▶ **Aim**: Print nothing but the lines from the start of the listing below through the line that contains "(m\k) at (501,43+34.5*\k)". Do not include the pictures.
★ ★ ★
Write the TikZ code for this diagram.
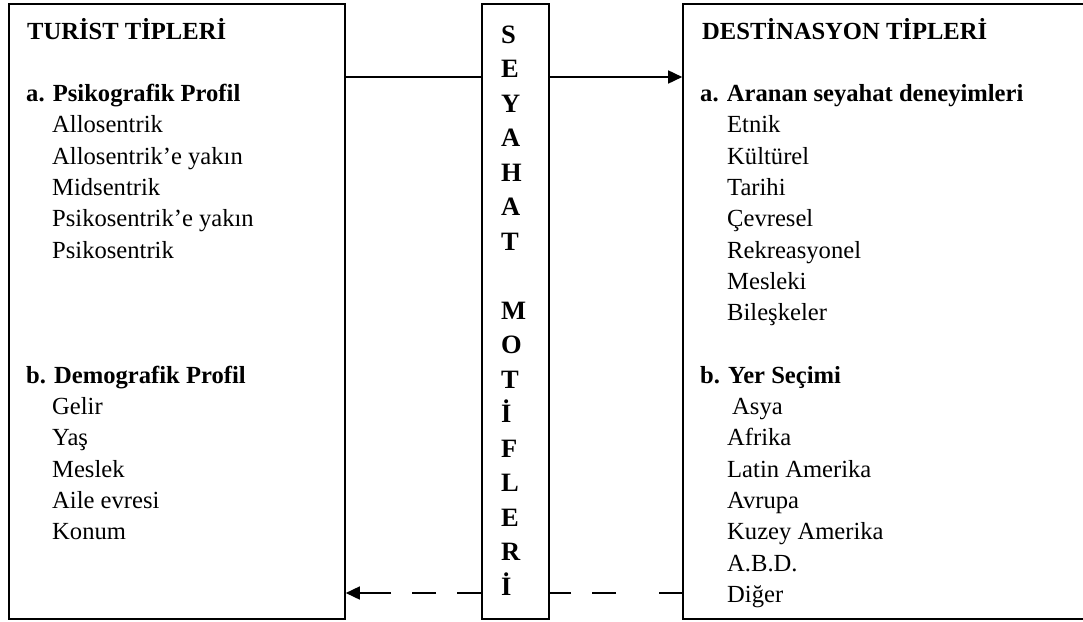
\documentclass[tikz,border=0pt]{standalone}
\usepackage{fontspec}
\setmainfont{Liberation Serif}
\usetikzlibrary{arrows.meta}
\begin{document}
\begin{tikzpicture}[x=1pt,y=-1pt,
  box/.style={draw=black, line width=1.6pt, rectangle, inner sep=0pt, fill=white},
  txt/.style={anchor=base west, inner sep=0pt, font=\fontsize{24.6}{30}\selectfont},
  hd/.style={anchor=base west, inner sep=0pt, font=\fontsize{24.6}{30}\selectfont\bfseries},
  vl/.style={anchor=base west, inner sep=0pt, font=\fontsize{26.5}{30}\selectfont\bfseries},
  line/.style={line width=1.6pt},
  conn/.style={line width=1.6pt, -{Triangle[length=14pt,width=13pt]}},
]
\useasboundingbox (0,0) rectangle (1083,621);
\clip (0,0) rectangle (1083,621);

% boxes
\node[box, minimum width=336pt, minimum height=615pt] (L) at (177,311.5) {};
\node[box, minimum width=67pt, minimum height=615pt] (M) at (515.5,311.5) {};
\node[box, minimum width=407pt, minimum height=615pt] (R) at (886.5,311.5) {};

% connector levels
\coordinate (ya) at (0,77);
\coordinate (yb) at (0,593);

\draw[line] (L.east |- ya) -- (M.west |- ya);
\draw[conn] (M.east |- ya) -- (R.west |- ya);
\draw[line, dash pattern=on 23pt off 43pt on 24pt off 21pt on 24pt off 20pt] (R.west |- yb) -- (M.east |- yb);
\draw[conn, dash pattern=on 24pt off 21pt on 24pt off 21pt on 100pt off 0pt] (M.west |- yb) -- (L.east |- yb);

% left box text
\node[hd] (lt) at (27,39) {TURİST TİPLERİ};
\node[hd] (la) at (26,101.6) {a. Psikografik Profil};
\foreach \t [count=\i] in {Allosentrik, Allosentrik’e yakın, Midsentrik, Psikosentrik’e yakın, Psikosentrik}
  \node[txt] (la\i) at (52,101.6+31.3*\i) {\t};
\node[hd] (lb) at (26,383.3) {b. Demografik Profil};
\foreach \t [count=\i] in {Gelir, Yaş, Meslek, Aile evresi, Konum}
  \node[txt] (lb\i) at (52,383.3+31.3*\i) {\t};

% middle vertical text
\foreach \k/\c in {0/S,1/E,2/Y,3/A,4/H,5/A,6/T,8/M,9/O,10/T,11/İ,12/F,13/L,14/E,15/R,16/İ}
  \node[vl] (m\k) at (501,43+34.5*\k) {\c};

% right box text
\node[hd] (rt) at (702,39) {DESTİNASYON TİPLERİ};
\node[hd] (ra) at (700,101.6) {a. Aranan seyahat deneyimleri};
\foreach \t [count=\i] in {Etnik, Kültürel, Tarihi, Çevresel, Rekreasyonel, Mesleki, Bileşkeler}
  \node[txt] (ra\i) at (727,101.6+31.3*\i) {\t};
\node[hd] (rb) at (700,383.3) {b. Yer Seçimi};
\node[txt] (rb1) at (732,414.6) {Asya};
\foreach \t [count=\i from 2] in {Afrika, Latin Amerika, Avrupa, Kuzey Amerika, A.B.D., Diğer}
  \node[txt] (rb\i) at (727,383.3+31.3*\i) {\t};
\end{tikzpicture}
\end{document}
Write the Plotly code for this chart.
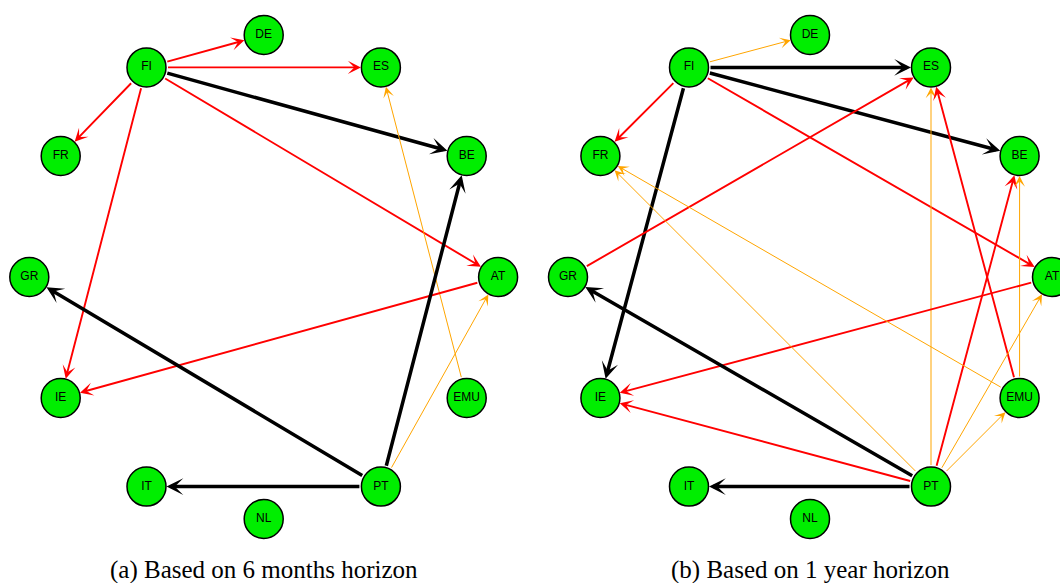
import numpy as np
import plotly.graph_objects as go

W, H = 1060, 583

# Countries, placed clockwise around a circle starting from the top
nodes = ["DE", "ES", "BE", "AT", "EMU", "PT", "NL", "IT", "IE", "GR", "FR", "FI"]

# Panel (a): 6 months horizon
src_a = ["FI", "FI", "FI", "FI", "FI", "FI", "EMU", "AT", "PT", "PT", "PT", "PT"]
dst_a = ["DE", "ES", "FR", "IE", "AT", "BE", "ES", "IE", "BE", "GR", "IT", "AT"]
lvl_a = ["mid", "mid", "mid", "mid", "mid", "strong", "weak", "mid",
         "strong", "strong", "strong", "weak"]

# Panel (b): 1 year horizon
src_b = ["FI", "FI", "FI", "FI", "FI", "FI", "GR", "PT", "EMU", "PT",
         "EMU", "AT", "EMU", "PT", "PT", "PT", "PT", "PT", "PT"]
dst_b = ["DE", "ES", "BE", "FR", "IE", "AT", "ES", "ES", "ES", "BE",
         "BE", "IE", "FR", "FR", "GR", "IE", "IT", "EMU", "AT"]
lvl_b = ["weak", "strong", "strong", "mid", "strong", "mid", "mid", "weak", "mid", "mid",
         "weak", "mid", "weak", "weak", "strong", "mid", "strong", "weak", "weak"]

captions = ["(a) Based on 6 months horizon", "(b) Based on 1 year horizon"]

# Edge styles per strength level: colour, line width, arrow scale
STYLE = {
    "strong": dict(arrowcolor="black", arrowwidth=3.5, arrowsize=0.8),
    "mid": dict(arrowcolor="red", arrowwidth=1.9, arrowsize=1.15),
    "weak": dict(arrowcolor="orange", arrowwidth=1.0, arrowsize=1.8),
}

NODE_R = 20
panels = [
    dict(cx=263.7, cy=277, rx=234.4, ry=242, src=src_a, dst=dst_a, lvl=lvl_a, cap=captions[0]),
    dict(cx=810.0, cy=277, rx=242.0, ry=242, src=src_b, dst=dst_b, lvl=lvl_b, cap=captions[1]),
]

fig = go.Figure()
annotations = []
angles = np.deg2rad(90 - 30 * np.arange(len(nodes)))

for p in panels:
    xs = p["cx"] + p["rx"] * np.cos(angles)
    ys = p["cy"] - p["ry"] * np.sin(angles)
    pos = {n: (x, y) for n, x, y in zip(nodes, xs, ys)}

    for s, d, lv in zip(p["src"], p["dst"], p["lvl"]):
        x0, y0 = pos[s]
        x1, y1 = pos[d]
        annotations.append(dict(
            x=x1, y=y1, ax=x0, ay=y0,
            xref="x", yref="y", axref="x", ayref="y",
            text="", showarrow=True, arrowhead=3,
            standoff=NODE_R, startstandoff=NODE_R,
            **STYLE[lv],
        ))

    fig.add_trace(go.Scatter(
        x=xs, y=ys, mode="markers+text", text=nodes,
        textposition="middle center",
        textfont=dict(family="Liberation Sans, Arial, sans-serif", size=12, color="black"),
        marker=dict(size=2 * NODE_R - 1, color="#00ee00",
                    line=dict(color="black", width=1.5)),
        hoverinfo="text", showlegend=False,
    ))

    annotations.append(dict(
        x=p["cx"], y=570, xref="x", yref="y", showarrow=False,
        text=p["cap"], font=dict(family="Liberation Serif, Times New Roman, serif",
                                 size=25, color="black"),
    ))

fig.update_layout(
    width=W, height=H,
    margin=dict(l=0, r=0, t=0, b=0),
    paper_bgcolor="white", plot_bgcolor="white",
    xaxis=dict(range=[0, W], visible=False, fixedrange=True),
    yaxis=dict(range=[H, 0], visible=False, fixedrange=True),
    annotations=annotations,
    showlegend=False,
)

fig.write_html("out.html")
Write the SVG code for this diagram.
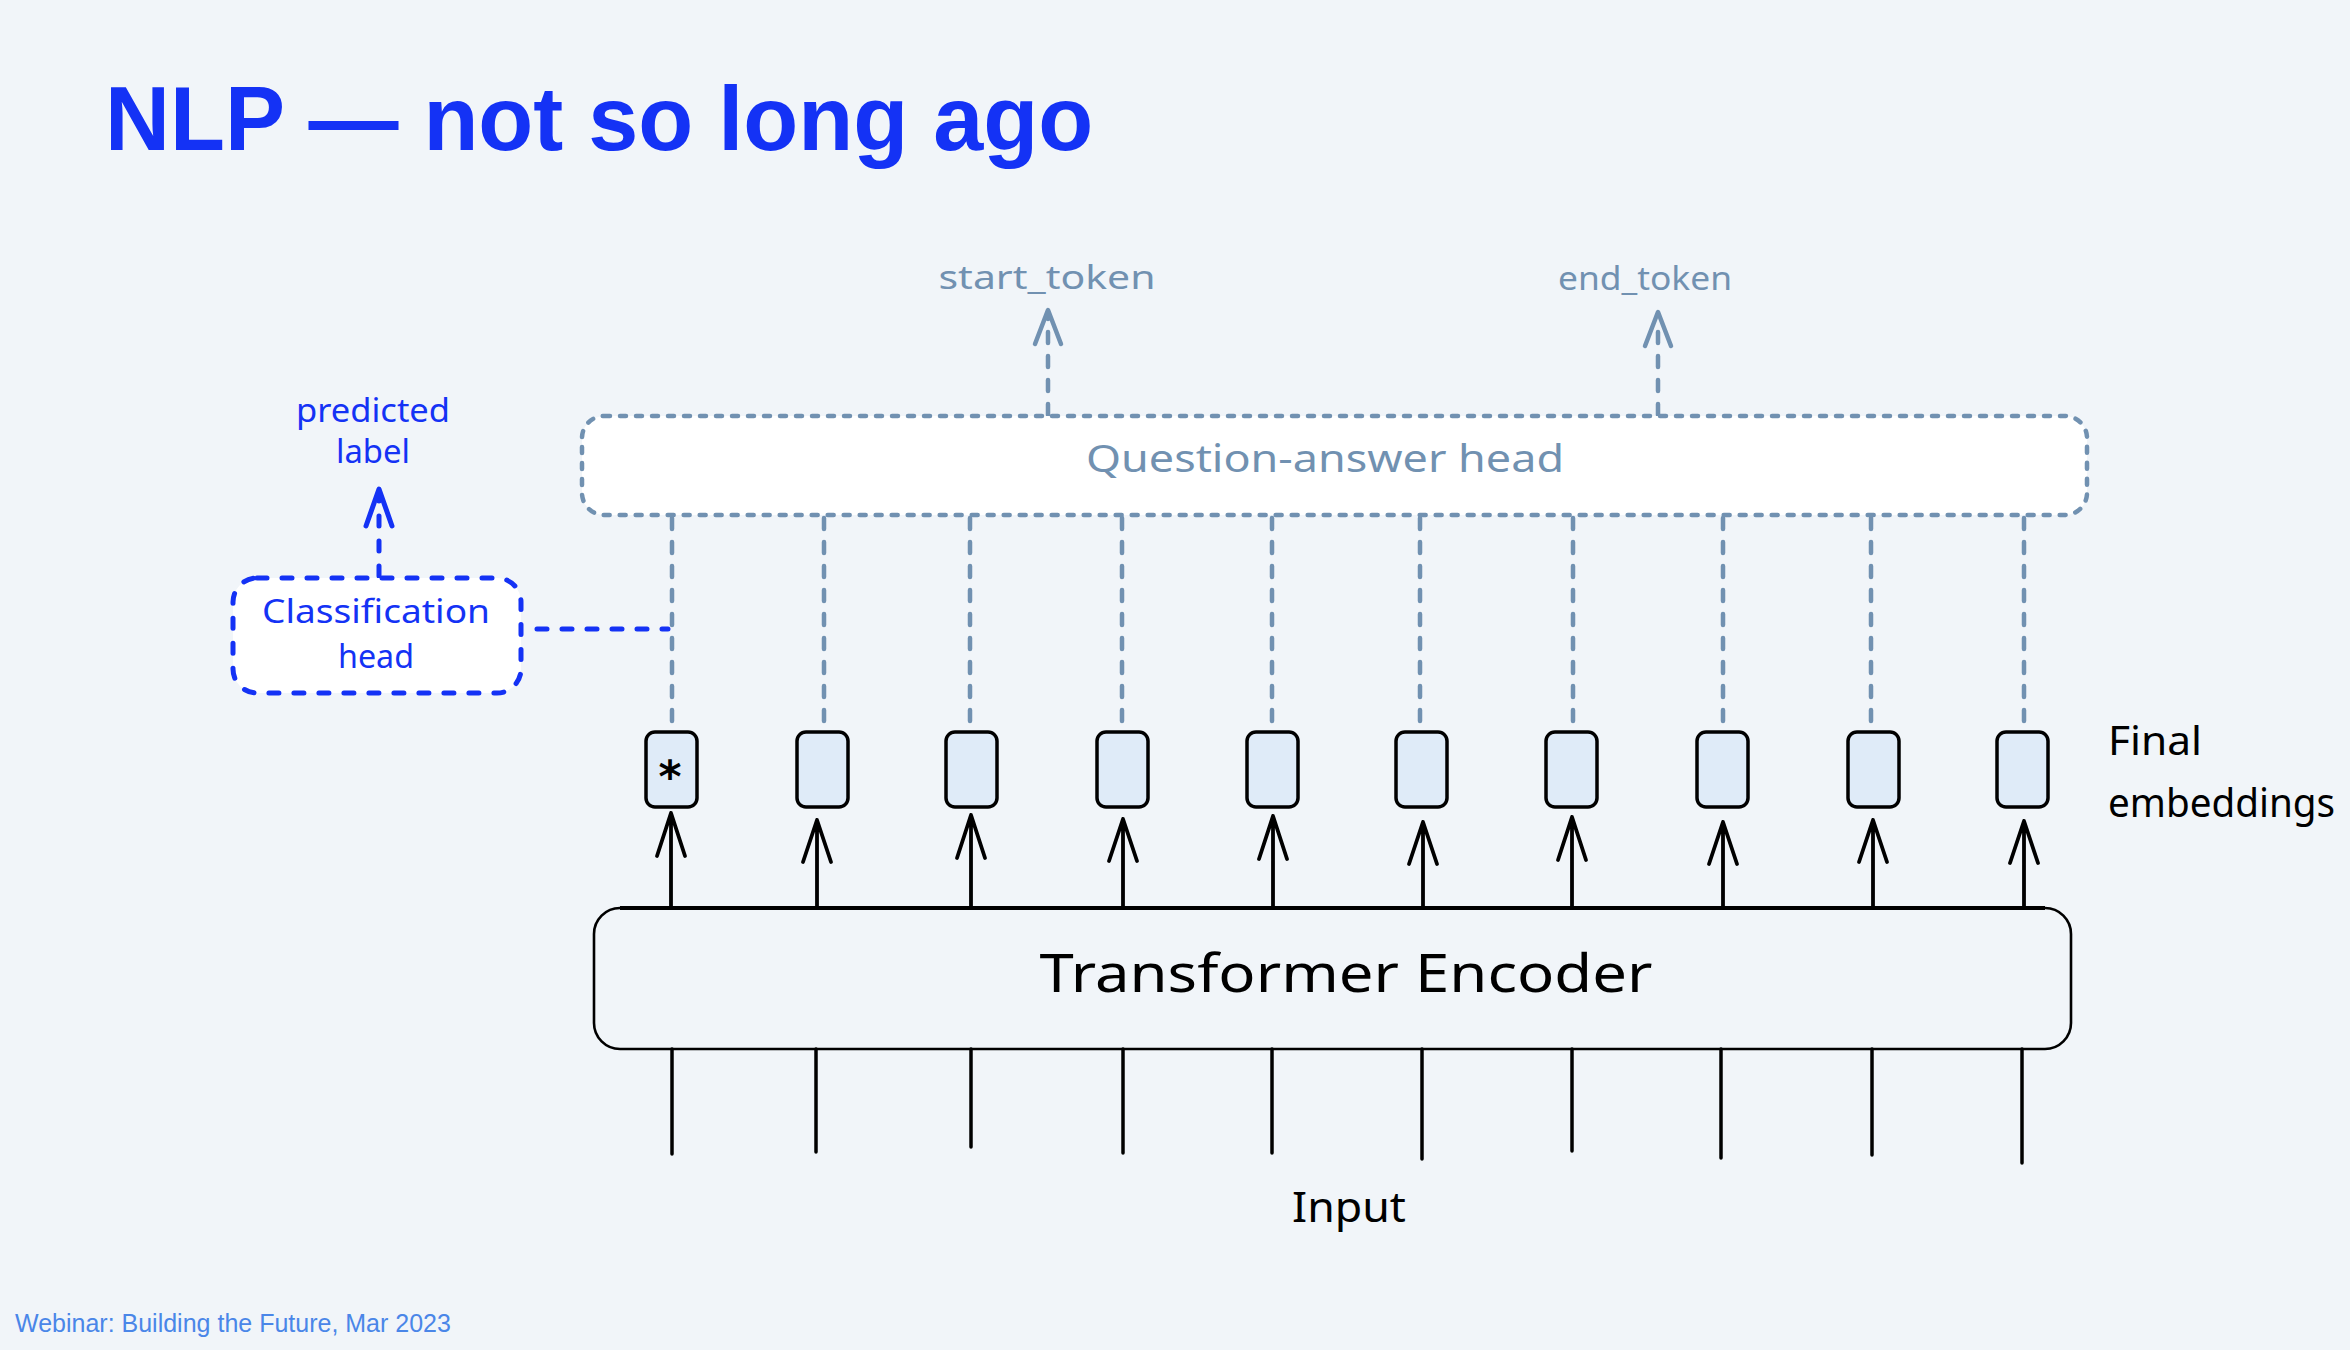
<svg xmlns="http://www.w3.org/2000/svg" width="2350" height="1350" viewBox="0 0 2350 1350">
<style>
.title{font-family:"Liberation Sans",Arial,sans-serif;font-weight:bold;font-size:90px;fill:#1432f5}
.foot{font-family:"Liberation Sans",Arial,sans-serif;font-size:25px;fill:#4a86e8}
.hand{font-family:"Noto Sans","DejaVu Sans",sans-serif}
.gray{fill:#7191b1}
.blue{fill:#1432f5}
.black{fill:#000}
.gdash{fill:none;stroke:#7191b1;stroke-width:4.5;stroke-linecap:round;stroke-dasharray:11 13}
.gbox{fill:#ffffff;stroke:#7191b1;stroke-width:4.5;stroke-linecap:round;stroke-dasharray:6 10}
.bdash{fill:none;stroke:#1432f5;stroke-width:5;stroke-linecap:round;stroke-dasharray:10 15}
.ghead{fill:none;stroke:#7191b1;stroke-width:4.5;stroke-linecap:round;stroke-linejoin:round}
.bhead{fill:none;stroke:#1432f5;stroke-width:5;stroke-linecap:round;stroke-linejoin:round}
.arrow{fill:none;stroke:#000;stroke-width:3.8;stroke-linecap:round;stroke-linejoin:round}
.inp{fill:none;stroke:#000;stroke-width:3.5;stroke-linecap:round}
.emb{fill:#dfebf8;stroke:#000;stroke-width:3.5}
</style>
<rect width="2350" height="1350" fill="#f1f5f9"/>
<text class="title" x="105" y="150">NLP — not so long ago</text>
<text class="foot" x="15" y="1332">Webinar: Building the Future, Mar 2023</text>

<g id="connectors">
  <path class="gdash" d="M1048 415 V318"/>
  <path class="ghead" d="M1035 344 L1048 310 L1061 344"/>
  <path class="gdash" d="M1658 415 V320"/>
  <path class="ghead" d="M1645 346 L1658 312 L1671 346"/>
  <path class="gdash" d="M672 518 V731"/>
  <path class="gdash" d="M824 518 V731"/>
  <path class="gdash" d="M970 518 V731"/>
  <path class="gdash" d="M1122 518 V731"/>
  <path class="gdash" d="M1272 518 V731"/>
  <path class="gdash" d="M1420 518 V731"/>
  <path class="gdash" d="M1573 518 V731"/>
  <path class="gdash" d="M1723 518 V731"/>
  <path class="gdash" d="M1871 518 V731"/>
  <path class="gdash" d="M2024 518 V731"/>
  <path class="bdash" d="M537 629 H668"/>
  <path class="bdash" d="M379 576 V496"/>
  <path class="bhead" d="M366 526 L379 489 L392 526"/>
  <path class="arrow" d="M671 908 V813 M657 856 L671 813 L685 856"/>
  <path class="arrow" d="M817 908 V820 M803 862 L817 820 L831 862"/>
  <path class="arrow" d="M971 908 V815 M957 858 L971 815 L985 858"/>
  <path class="arrow" d="M1123 908 V819 M1109 861 L1123 819 L1137 861"/>
  <path class="arrow" d="M1273 908 V816 M1259 859 L1273 816 L1287 859"/>
  <path class="arrow" d="M1423 908 V822 M1409 864 L1423 822 L1437 864"/>
  <path class="arrow" d="M1572 908 V817 M1558 860 L1572 817 L1586 860"/>
  <path class="arrow" d="M1723 908 V822 M1709 864 L1723 822 L1737 864"/>
  <path class="arrow" d="M1873 908 V820 M1859 862 L1873 820 L1887 862"/>
  <path class="arrow" d="M2024 908 V821 M2010 863 L2024 821 L2038 863"/>
  <path class="inp" d="M672 1049 V1154"/>
  <path class="inp" d="M816 1049 V1152"/>
  <path class="inp" d="M971 1049 V1147"/>
  <path class="inp" d="M1123 1049 V1153"/>
  <path class="inp" d="M1272 1049 V1153"/>
  <path class="inp" d="M1422 1049 V1159"/>
  <path class="inp" d="M1572 1049 V1151"/>
  <path class="inp" d="M1721 1049 V1158"/>
  <path class="inp" d="M1872 1049 V1155"/>
  <path class="inp" d="M2022 1049 V1163"/>
</g>

<g id="qa-head">
  <rect class="gbox" x="582" y="416" width="1505" height="99" rx="22"/>
  <text class="hand gray" x="1325" y="472" font-size="38" text-anchor="middle" textLength="478" lengthAdjust="spacingAndGlyphs">Question-answer head</text>
</g>
<g id="start-token">
  <text class="hand gray" x="1047" y="289" font-size="33" text-anchor="middle" textLength="217" lengthAdjust="spacingAndGlyphs">start_token</text>
</g>
<g id="end-token">
  <text class="hand gray" x="1645" y="290" font-size="33" text-anchor="middle" textLength="174" lengthAdjust="spacingAndGlyphs">end_token</text>
</g>
<g id="classification-head">
  <rect class="bdash" x="233" y="578" width="288" height="115" rx="24" style="fill:#ffffff"/>
  <text class="hand blue" x="376" y="623" font-size="32" text-anchor="middle" textLength="228" lengthAdjust="spacingAndGlyphs">Classification</text>
  <text class="hand blue" x="376" y="668" font-size="32" text-anchor="middle" textLength="76" lengthAdjust="spacingAndGlyphs">head</text>
</g>
<g id="predicted-label">
  <text class="hand blue" x="373" y="422" font-size="32" text-anchor="middle" textLength="154" lengthAdjust="spacingAndGlyphs">predicted</text>
  <text class="hand blue" x="373" y="463" font-size="32" text-anchor="middle" textLength="74" lengthAdjust="spacingAndGlyphs">label</text>
</g>
<g id="embeddings">
  <rect class="emb" x="646" y="732" width="51" height="75" rx="9"/>
  <text class="black" x="670" y="792" font-family="DejaVu Sans,sans-serif" font-weight="bold" font-size="44" text-anchor="middle">*</text>
  <rect class="emb" x="797" y="732" width="51" height="75" rx="9"/>
  <rect class="emb" x="946" y="732" width="51" height="75" rx="9"/>
  <rect class="emb" x="1097" y="732" width="51" height="75" rx="9"/>
  <rect class="emb" x="1247" y="732" width="51" height="75" rx="9"/>
  <rect class="emb" x="1396" y="732" width="51" height="75" rx="9"/>
  <rect class="emb" x="1546" y="732" width="51" height="75" rx="9"/>
  <rect class="emb" x="1697" y="732" width="51" height="75" rx="9"/>
  <rect class="emb" x="1848" y="732" width="51" height="75" rx="9"/>
  <rect class="emb" x="1997" y="732" width="51" height="75" rx="9"/>
</g>
<g id="final-embeddings">
  <text class="hand black" x="2108" y="755" font-size="40" textLength="94" lengthAdjust="spacingAndGlyphs">Final</text>
  <text class="hand black" x="2108" y="817" font-size="40" textLength="227" lengthAdjust="spacingAndGlyphs">embeddings</text>
</g>
<g id="transformer-encoder">
  <rect x="594" y="908" width="1477" height="141" rx="26" fill="none" stroke="#000" stroke-width="2.6"/>
  <path d="M620 908 H2045" stroke="#000" stroke-width="4" fill="none"/>
  <text class="hand black" x="1346" y="992" font-size="53" text-anchor="middle" textLength="613" lengthAdjust="spacingAndGlyphs">Transformer Encoder</text>
</g>
<g id="input">
  <text class="hand black" x="1349" y="1222" font-size="42" text-anchor="middle" textLength="114" lengthAdjust="spacingAndGlyphs">Input</text>
</g>
</svg>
★ ★ ★
▶ **Response**:
Write the TikZ code for this diagram.
\documentclass[tikz,border=0pt]{standalone}
\usepackage{fontspec}
\setmainfont{Liberation Serif}
\usetikzlibrary{arrows.meta}
\begin{document}
\begin{tikzpicture}[x=1pt,y=-1pt,
  box/.style={draw=black, line width=1.6pt, rectangle, inner sep=0pt, fill=white},
  txt/.style={anchor=base west, inner sep=0pt, font=\fontsize{24.6}{30}\selectfont},
  hd/.style={anchor=base west, inner sep=0pt, font=\fontsize{24.6}{30}\selectfont\bfseries},
  vl/.style={anchor=base west, inner sep=0pt, font=\fontsize{26.5}{30}\selectfont\bfseries},
  line/.style={line width=1.6pt},
  conn/.style={line width=1.6pt, -{Triangle[length=14pt,width=13pt]}},
]
\useasboundingbox (0,0) rectangle (1083,621);
\clip (0,0) rectangle (1083,621);

% boxes
\node[box, minimum width=336pt, minimum height=615pt] (L) at (177,311.5) {};
\node[box, minimum width=67pt, minimum height=615pt] (M) at (515.5,311.5) {};
\node[box, minimum width=407pt, minimum height=615pt] (R) at (886.5,311.5) {};

% connector levels
\coordinate (ya) at (0,77);
\coordinate (yb) at (0,593);

\draw[line] (L.east |- ya) -- (M.west |- ya);
\draw[conn] (M.east |- ya) -- (R.west |- ya);
\draw[line, dash pattern=on 23pt off 43pt on 24pt off 21pt on 24pt off 20pt] (R.west |- yb) -- (M.east |- yb);
\draw[conn, dash pattern=on 24pt off 21pt on 24pt off 21pt on 100pt off 0pt] (M.west |- yb) -- (L.east |- yb);

% left box text
\node[hd] (lt) at (27,39) {TURİST TİPLERİ};
\node[hd] (la) at (26,101.6) {a. Psikografik Profil};
\foreach \t [count=\i] in {Allosentrik, Allosentrik’e yakın, Midsentrik, Psikosentrik’e yakın, Psikosentrik}
  \node[txt] (la\i) at (52,101.6+31.3*\i) {\t};
\node[hd] (lb) at (26,383.3) {b. Demografik Profil};
\foreach \t [count=\i] in {Gelir, Yaş, Meslek, Aile evresi, Konum}
  \node[txt] (lb\i) at (52,383.3+31.3*\i) {\t};

% middle vertical text
\foreach \k/\c in {0/S,1/E,2/Y,3/A,4/H,5/A,6/T,8/M,9/O,10/T,11/İ,12/F,13/L,14/E,15/R,16/İ}
  \node[vl] (m\k) at (501,43+34.5*\k) {\c};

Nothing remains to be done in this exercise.